One such community is Pandamatenga in Chobe District which could reportedly make upwards of P10 million in a good hunting season. The Department of Wildlife and National Parks would award the village’s community’s trust a quota of 10 elephants. In turn, the trust would put the elephants on the market to the highest bidder, with one elephant going for as much as P1 million.
Pandamatenga’s traditional leader, Kgosi Rebecca Banika, says that with the money that it made from safari hunting, the trust was able to carry out a number of developments and purchases it otherwise would not have been able to carry out. One such purchase was a tractor whose ploughing services were rented out to the government, thus earning yet more money for the community. However, all that wind stopped falling in the final years of General Ian Khama’s presidency.
In 2011, a wildlife conservation NGO called Elephants Without Borders (EWB) concluded a wildlife statistics aerial survey following which its director, Dr. Mike Chase, raised the argument that wildlife populations in Botswana had been decimated by hunting, poaching, human encroachment, habitat fragmentation, drought, and veldt fires. By his account, some 11 species had declined by an average of 61 percent since a 1996 survey.

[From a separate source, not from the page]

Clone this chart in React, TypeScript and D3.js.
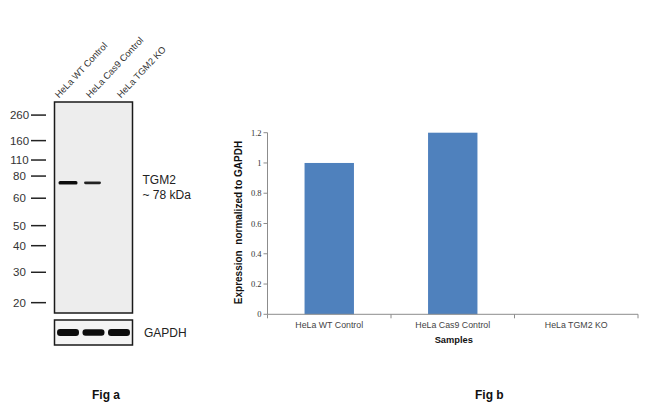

Solely on the basis of EWB’s findings, a campaign to ban hunting (featuring Khama as its chief salesman) began to gather pace. He touted the importance of non-consumptive tourism, telling a Maun kgotla meeting in 2013 that this type of tourism contributes more than 12 percent of overall GDP. He announced that there would be no hunting licences issued after 2013, and that all hunting in Botswana would end by 2014. When that happened, all the safari hunting concession areas in Botswana were converted to wildlife photographic tourism areas.
Banika says that for her own community, wildlife photographic tourism is a non-starter because tourists encounter animals they are supposed to pay to photograph on public roads and unprotected areas and thus don’t see the need to go to areas where they have to pay to photograph those animals.
Outside Khama’s inner circle, there is consensus that the switch to wildlife photographic tourism was a solution searching of a problem because safari hunting was serving low-income communities very well. A study by Professor Joseph Mbaiwa of the University of Botswana found that gains included positive attitudes towards wildlife conservation and decline in illegal hunting, increase in populations of some wildlife species and, improved livelihood of communities. The latter included greatly improved food and nutrition security because the poor were always given free meat while some of it was auctioned off.
The hunting ban caused community trusts to collapse and in some cases, become mired in debt. Banika says that in the particular case of Pandamatenga, the community trust’s tractor that had been making for the village had to be auctioned off last year.
On succeeding Khama last year, Masisi started a consultation process to solicit views on the hunting ban and there is very strong public sentiment as well as empirical evidence that the hunting ban was a grave mistake. In anticipation of a positive outcome, Pandamatenga has revived its community trust and is hoping for a return to the good old days. However, those days were not all good because often out of lack of managerial skill and unethical proclivity, the money was not put to good use. In some other cases, operational systems and processes were found wanting. Banika says that effort is in train to plug all those holes.